I remember talking to the pastor of a local liberal church. The guy was a stone cold atheist. He was all about building a community, and when he preached, he preached to and from the human heart: "You already know [sic] that thus-and-such is right, so go out and do it." He'd throw in a verse from the Bible (there's as much good in that book as in any human literature) for rhetorical purposes. He never argued that if it's in the Bible it must be true; he went the other way: If we know it's true, let's read it into the Bible. If he couldn't read it into the Bible, he'd pick up a book of poetry or other literature. He was very explicit about this tactic; he wasn't trying to fool anyone.
And anyone who's read The God Delusion knows about Einstein's "God".
This is not how I personally prefer to contextualize my ethical beliefs and beliefs about the physical world. But many people who call themselves "religious" do nothing more than express their own ethical beliefs in terms of what God wants, and I have no real issue with this essentially literary technique itself. The idea that philosophical substance can be expressed in the language of fiction does not seem to me especially problematic (although A. J. Ayer might disagree).
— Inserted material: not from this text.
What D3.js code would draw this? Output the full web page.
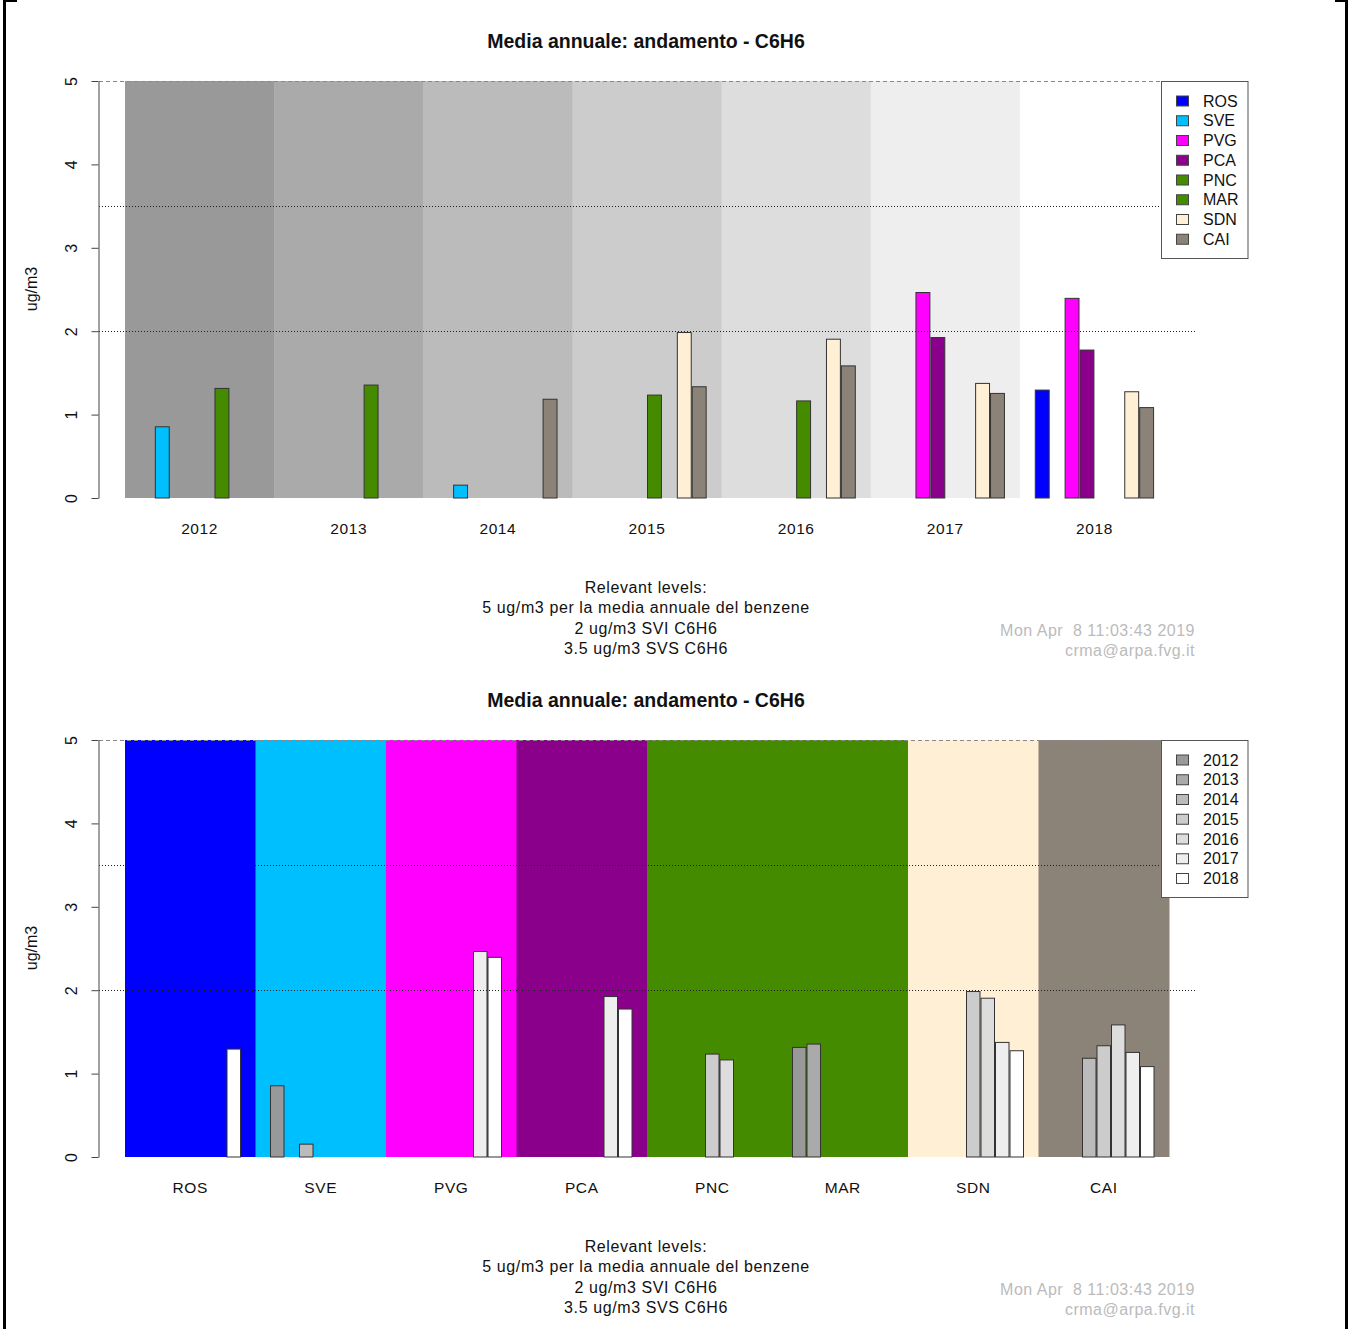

But I think people with this sort of religion must, I assert, take special pains to avoid "Diderot's Trap".
The arbitrary rule of a just and enlightened prince is always bad. His virtues are the most dangerous and the surest form of seduction: they lull a people imperceptibly into the habit of loving, respecting, and serving his successor, whoever that successor may be, no matter how wicked or stupid.In contextualizing their beliefs in the language of God, they must take pains not to also grant "God"—or more specifically those who claim some privileged communication with God—authority.
And that's where I see religious moderates—and even atheist ethical objectivists—fail miserably. It's easy to avoid Diderot's Trap contextualizing science as "knowing the mind of God": Science establishes objective truth on its own nickel, and the attribution of physical law to a metaphorical or fictional God doesn't add any more authority or objectivity. It's much more difficult to avoid the trap contextualizing ethical beliefs, which are inherently subjective, in terms of even a fictional God without thereby granting them the authority of objective truth.
To a certain extent, even atheist ethical objectivists fall into this same trap, but their positive arguments on the specifics—when they even bother to discuss them—are usually so weak and controvertible that they have little persuasive force. Religion, on the other hand, having scriptures chock full o' arbitrary ethical commands and millennia of practice enforcing them, packs a stronger punch.
I understand that if you want to do actual specific good in today's world, especially on a scale larger than the personal, contextualizing ethical beliefs in the language of God is an effective technique. I have nothing but praise for the work of many liberal Christian churches, and I doubt that they would be so effective if they didn't use the language of God. There's much to be said about concrete good right now as opposed to abstract bad sometime in the future. Diderot's "just and enlightened prince", as dangerous as he might be, cannot simply abdicate to a vacuum.
But we must also grow up, and realize the world is what we make of it, the product of our own will. It is our world, not God's. The child must abandon his comforting fantasies about Santa Claus for the cold reality of money and budgets (those toys are expensive). In just the same way, we must abandon our fantasies of a magical sky fairy who will make everything right in the end, and get down to the cold reality of the work and effort it takes to make our own justice and our own compassion a reality here, not in heaven.